Much has been made historically and by some contemporary critics of such practices as female circumcision, infanticide, etc that occurred in SOME African cultures. Such things also occurred in various tribal cultures of Europe as well. Cannibalism for example and human sacrifice appears both in Germanic and Slavic culture at various times, among various peoples. Sodomy makes a regular appearance, from the high sounding Greek philosophers in their "Symposiums" to the couplings of the Thracian Sacred band, to the fighting men of Sparta. On measure after negative measure, (kleptocracy, low standard of living, human rights abuses, tribalism, etc) it is equally easy to point out the same things in European cultures as well. The Irish for example have long been stigmatized for high levels of violence and substance abuse, and the Germans blessed Europe with mass genocidal slaughter.
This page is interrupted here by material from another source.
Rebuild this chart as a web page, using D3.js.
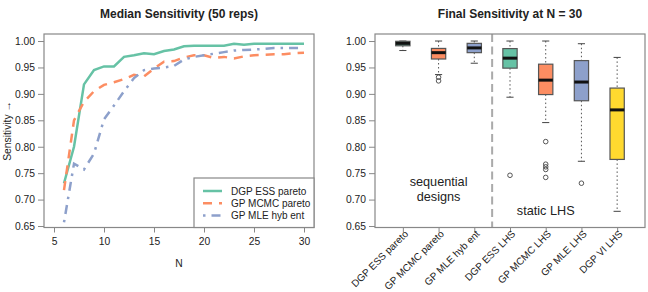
<!DOCTYPE html>
<html>
<head>
<meta charset="utf-8">
<script src="https://cdn.jsdelivr.net/npm/d3@7"></script>
<style>
  body { margin: 0; background: #fff; }
  text { font-family: "Liberation Sans", Arial, Helvetica, sans-serif; fill: #222; }
</style>
</head>
<body>
<script>
// left panel: median sensitivity vs N, three sequential designs
var nValues = [6, 7, 8, 9, 10, 11, 12, 13, 14, 15, 16, 17, 18, 19, 20, 21, 22, 23, 24, 25, 26, 27, 28, 29, 30];
var dgpEssPareto = [0.731, 0.800, 0.918, 0.945, 0.952, 0.952, 0.970, 0.973, 0.977, 0.975, 0.981, 0.984, 0.990, 0.991, 0.991, 0.991, 0.991, 0.995, 0.993, 0.995, 0.995, 0.995, 0.995, 0.995, 0.995];
var gpMcmcPareto = [0.718, 0.850, 0.885, 0.905, 0.917, 0.922, 0.928, 0.936, 0.933, 0.948, 0.961, 0.962, 0.969, 0.973, 0.973, 0.968, 0.970, 0.967, 0.971, 0.973, 0.974, 0.975, 0.975, 0.977, 0.978];
var gpMleHybEnt = [0.657, 0.768, 0.757, 0.787, 0.852, 0.878, 0.905, 0.930, 0.945, 0.948, 0.950, 0.953, 0.965, 0.970, 0.973, 0.976, 0.979, 0.982, 0.983, 0.984, 0.985, 0.987, 0.987, 0.987, 0.987];
var seriesNames = ["DGP ESS pareto", "GP MCMC pareto", "GP MLE hyb ent"];

var xTicks = [5, 10, 15, 20, 25, 30];
var yTicks = [0.65, 0.70, 0.75, 0.80, 0.85, 0.90, 0.95, 1.00];

// right panel: boxplots of final sensitivity at N = 30
var boxLabels = ["DGP ESS pareto", "GP MCMC pareto", "GP MLE hyb ent", "DGP ESS LHS", "GP MCMC LHS", "GP MLE LHS", "DGP VI LHS"];
var boxLow = [0.982, 0.9365, 0.958, 0.8937, 0.8457, 0.7725, 0.6778];
var boxQ1 = [0.991, 0.966, 0.978, 0.9487, 0.8987, 0.887, 0.776];
var boxMedian = [0.9956, 0.978, 0.987, 0.9676, 0.926, 0.9224, 0.8697];
var boxQ3 = [0.9995, 0.986, 0.9956, 0.9857, 0.9562, 0.963, 0.911];
var boxHigh = [1.0, 1.0, 1.0, 1.0, 1.0, 0.9949, 0.969];
var boxOutliers = [[], [0.9315, 0.9246], [], [0.746], [0.8097, 0.767, 0.762, 0.757, 0.742], [0.731], []];

var colors = ["#66C2A5", "#FC8D62", "#8DA0CB", "#66C2A5", "#FC8D62", "#8DA0CB", "#FFD92F"];
var axisCol = "#888";

var svg = d3.select("body").append("svg")
  .attr("width", 648)
  .attr("height", 292);

var y = d3.scaleLinear().domain([0.6472, 1.0133]).range([227.5, 34]);

// ---------- left panel ----------
var x = d3.scaleLinear().domain([4, 31]).range([44, 314]);
var left = svg.append("g");

left.append("text").attr("x", 179).attr("y", 18).attr("text-anchor", "middle")
  .style("font-size", "12px").style("font-weight", "bold")
  .text("Median Sensitivity (50 reps)");

var gx = left.append("g").attr("transform", "translate(0,227.5)")
  .call(d3.axisBottom(x).tickValues(xTicks).tickSize(5).tickPadding(5));
var gy = left.append("g").attr("transform", "translate(44,0)")
  .call(d3.axisLeft(y).tickValues(yTicks).tickFormat(d3.format(".2f")).tickSize(6).tickPadding(3));
[gx, gy].forEach(function (g) {
  g.select(".domain").remove();
  g.selectAll("line").attr("stroke", axisCol);
  g.selectAll("text").style("font-size", "10.3px").attr("fill", "#222");
});

left.append("rect").attr("x", 44).attr("y", 34).attr("width", 270).attr("height", 193.5)
  .attr("fill", "none").attr("stroke", axisCol).attr("stroke-width", 1.2);

left.append("text").attr("x", 179).attr("y", 267).attr("text-anchor", "middle")
  .style("font-size", "10.3px").text("N");
left.append("text").attr("transform", "translate(11,131) rotate(-90)").attr("text-anchor", "middle")
  .style("font-size", "10.3px").text("Sensitivity \u2192");

var lineData = [dgpEssPareto, gpMcmcPareto, gpMleHybEnt];
var dashes = [null, "9,7", "2.5,6,9,6"];
var line = d3.line().x(function (d, i) { return x(nValues[i]); }).y(function (d) { return y(d); });

lineData.forEach(function (s, k) {
  left.append("path").datum(s)
    .attr("d", line)
    .attr("fill", "none")
    .attr("stroke", colors[k])
    .attr("stroke-width", 2.5)
    .attr("stroke-dasharray", dashes[k]);
});

// legend
var lg = left.append("g");
lg.append("rect").attr("x", 194).attr("y", 178).attr("width", 120).attr("height", 49.5)
  .attr("fill", "#fff").attr("stroke", axisCol).attr("stroke-width", 1.2);
seriesNames.forEach(function (nm, k) {
  var yy = 191 + k * 12.2;
  lg.append("line").attr("x1", 203).attr("x2", 222).attr("y1", yy).attr("y2", yy)
    .attr("stroke", colors[k]).attr("stroke-width", 2.5).attr("stroke-dasharray", dashes[k]);
  lg.append("text").attr("x", 231).attr("y", yy + 3.6).style("font-size", "10px").text(nm);
});

// ---------- right panel ----------
var bx = d3.scaleLinear().domain([0.22, 7.78]).range([375, 645]);
var right = svg.append("g");
var bw = bx(1.4) - bx(1);

right.append("text").attr("x", 510).attr("y", 18).attr("text-anchor", "middle")
  .style("font-size", "12px").style("font-weight", "bold")
  .text("Final Sensitivity at N = 30");

var ry = right.append("g").attr("transform", "translate(375,0)")
  .call(d3.axisLeft(y).tickValues(yTicks).tickFormat(d3.format(".2f")).tickSize(6).tickPadding(3));
var rx = right.append("g").attr("transform", "translate(0,227.5)")
  .call(d3.axisBottom(bx).tickValues(d3.range(1, 8)).tickSize(5).tickFormat(""));
[rx, ry].forEach(function (g) {
  g.select(".domain").remove();
  g.selectAll("line").attr("stroke", axisCol);
  g.selectAll("text").style("font-size", "10.3px").attr("fill", "#222");
});

right.append("line").attr("x1", bx(3.5)).attr("x2", bx(3.5)).attr("y1", 34).attr("y2", 227.5)
  .attr("stroke", "#aaa").attr("stroke-width", 2).attr("stroke-dasharray", "8,4.5");

boxLabels.forEach(function (lab, i) {
  var cx = bx(i + 1);
  var g = right.append("g");
  // whiskers
  g.append("line").attr("x1", cx).attr("x2", cx).attr("y1", y(boxHigh[i])).attr("y2", y(boxQ3[i]))
    .attr("stroke", "#555").attr("stroke-dasharray", "1.5,2.5");
  g.append("line").attr("x1", cx).attr("x2", cx).attr("y1", y(boxQ1[i])).attr("y2", y(boxLow[i]))
    .attr("stroke", "#555").attr("stroke-dasharray", "1.5,2.5");
  [boxHigh[i], boxLow[i]].forEach(function (v) {
    g.append("line").attr("x1", cx - bw / 4).attr("x2", cx + bw / 4).attr("y1", y(v)).attr("y2", y(v))
      .attr("stroke", "#444");
  });
  g.append("rect").attr("x", cx - bw / 2).attr("y", y(boxQ3[i])).attr("width", bw)
    .attr("height", y(boxQ1[i]) - y(boxQ3[i]))
    .attr("fill", colors[i]).attr("stroke", "#555").attr("stroke-width", 1.2);
  g.append("line").attr("x1", cx - bw / 2).attr("x2", cx + bw / 2)
    .attr("y1", y(boxMedian[i])).attr("y2", y(boxMedian[i]))
    .attr("stroke", "#111").attr("stroke-width", 3);
  g.selectAll("circle").data(boxOutliers[i]).enter().append("circle")
    .attr("cx", cx).attr("cy", function (d) { return y(d); }).attr("r", 2.3)
    .attr("fill", "none").attr("stroke", "#444").attr("stroke-width", 0.9);
  right.append("text")
    .attr("transform", "translate(" + (cx + 6) + ",234.5) rotate(-45)")
    .attr("text-anchor", "end").style("font-size", "10px").text(lab);
});

right.append("rect").attr("x", 375).attr("y", 34).attr("width", 270).attr("height", 193.5)
  .attr("fill", "none").attr("stroke", axisCol).attr("stroke-width", 1.2);

right.append("text").attr("x", bx(2)).attr("y", 186).attr("text-anchor", "middle")
  .style("font-size", "12.7px").text("sequential");
right.append("text").attr("x", bx(2)).attr("y", 200.5).attr("text-anchor", "middle")
  .style("font-size", "12.7px").text("designs");
right.append("text").attr("x", bx(5)).attr("y", 215).attr("text-anchor", "middle")
  .style("font-size", "12.7px").text("static LHS");
</script>
</body>
</html>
Davidson emphasizes the diversity of African culture, that it is not a single one-dimensional monolith, but quite varied. In other words, African peoples differ just like European peoples at various eras and places, hard as this is to grasp by simplistic critics of the continent. Davidson's book helps set the record straight.
0 of 1 people found the following review helpful.
First Person Experience
By Codelady97
This is a great book. Its a little hard to follow in the beginning. But once I realized Davidson was speaking from his personal experience in Africa, I begin to understand and follow his journey.